Please permit me space in your newspaper to discuss the issue of Rett Syndrome.
According to the World Bank Group, statistics released from the United Nations during their General Assembly on Disability in 2019 showed that one billion people (15% of the world’s population) experience some form of disability, and one-fifth of the estimated global total experience significant disabilities.
An Austrian Neurologist, Andreas Rett, published a report in 1966 notifying the public about a disorder termed Rett Syndrome (Cerebroatrophic hyperammonemia). According to the International Rett Syndrome Association (IRSA), Dr. Rett had observed two girls making the same repetitive hand-washing motions. He compared their clinical and developmental records and found they were very similar. Dr. Rett had six other girls with similar behaviours, and became very interested in this unknown illness. He devised a film of the girls, and began travelling around Europe in efforts to find other girls with comparable symptoms.
Rett Syndrome is a rare neurological disorder that affects brain development and functionality. It causes a progressive loss of motor skills and speech. This condition affects approximately one in 10,000 girls, and is hardly found in males. Rett Syndrome is genetically caused by mutation in a gene located on the X chromosome. Most of the symptoms are elusive, and vary with age.
Babies with Rett Syndrome are born after a normal pregnancy and delivery. Most infants with Rett Syndrome seem to grow and behave ordinarily for the first six months. However, signs and symptoms start to appear afterwards, and at each stage, the patient experiences different symptoms.
Stage One, which is also known as early onset, has signs and symptoms that are subtle and easily overlooked. It starts between 6 and 18 months of age, and can last for months to a year (12 months). Babies may show less eye contact, and experience delays in sitting or crawling, or disinterest in toys.
In Stage Two, rapid deterioration occurs between 1 and 4 years of age. Children can be seen losing the ability to perform skills they once had. This physical loss can either occur rapidly, or gradually over a few weeks or months. Symptoms of Rett Syndrome occur, such as slowed head growth, abnormal hand movements, rapid weight loss, hyperventilating, screaming or crying for no apparent reason, sudden outbursts, difficulties with movement and coordination, and a loss of social interaction and communication.
Stage Three, or the plateau stage, begins between the ages of 2 and 10 years, and can last for many years. While problems with movement continue, behaviour may have limited improvement, with less irritability and some improvement in hand use and communication. Seizures may begin during this stage; more specifically, silent seizures occasioned by a sudden, uncontrolled electrical disturbance in the brain, which can severely affect the child, if not treated.
Stage Four, known as the late motor deterioration stage, usually begins after the age of 10, and can last for years, or even decades.
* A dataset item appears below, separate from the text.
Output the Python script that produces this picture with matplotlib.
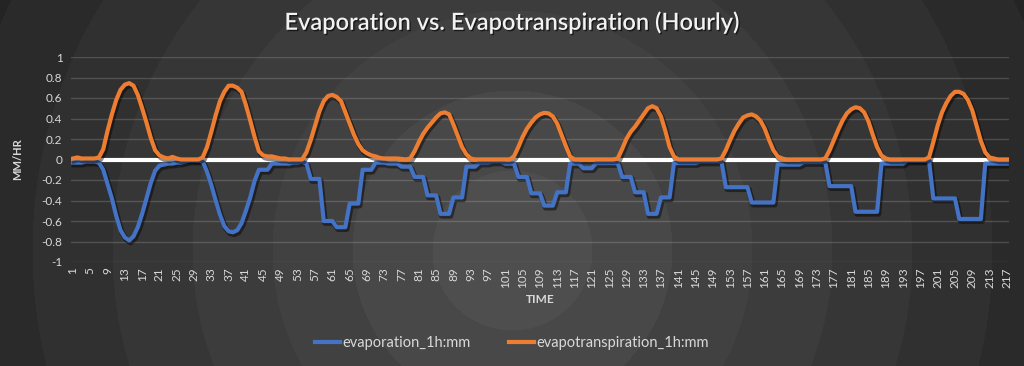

It’s marked by reduced mobility, muscle weakness, joint contractures, and in some instances by scoliosis, which is a lateral curvature of the spine. Understanding, communication and hand skills generally remain stable, or can improve slightly, and seizures may occur less.
Although there’s no cure for Rett Syndrome, potential treatments are being studied. Current treatments focus on improving movement and communication through therapies (speech and physical), treating seizures, and providing care and support for children and adults with Rett Syndrome.
Raising a child is indeed difficult, but raising a disabled child involves concerns about that child’s future and the family’s future in general, and can be very overwhelming. Parents often lack the financial support necessary, and may experience trauma if they do not get the appropriate treatments. No parent wants their child to be sick, disabled, or harmed in any way. It is not an experience anyone expects to go through; rather, it is an experience that is unplanned. The terrain families must travel is very rough, and yet most families are able to find the strength within themselves to adjust to, and handle, the challenges that may accompany their child’s disability.
Personally, my family has experienced great deals of distress and tribulations after the diagnosis of my 7-year-old niece, who is a warrior against Rett Syndrome.
Doctors can easily diagnose Rett by observing signs and symptoms at every stage of growth and development. However, this is not possible in Guyana, due to the lack of trained personnel and equipment in the health-care institutions. As a result, we have been inspired and motivated to initiate an awareness campaign and non-profit organization – Precious Angels’ Charity – in efforts of spreading awareness and raising funds for the treatment of these precious souls, who are silenced by this disorder.
If anyone has a relative or loved one experiencing peculiar signs and symptoms, kindly be aware that help can be provided. Although diagnosis and full treatment are not quite present in Guyana for suspected cases of Rett Syndrome, dedicated neurologists and therapists from abroad occasionally offer screening at Met Pride Academy, which is a ‘special needs school’ (metprideacademy.org). This is done so as to provide answers, suggestions, and greatly needed help to the questions desperate families ask about their disabled child. One can only hope for a cure to be found in the near future.
It is through unity and perseverance that Rett Syndrome can be defeated. We must stand together, exert love, and put aside conflicts to provide emotional help to the families and children affected by this disorder and many more like it.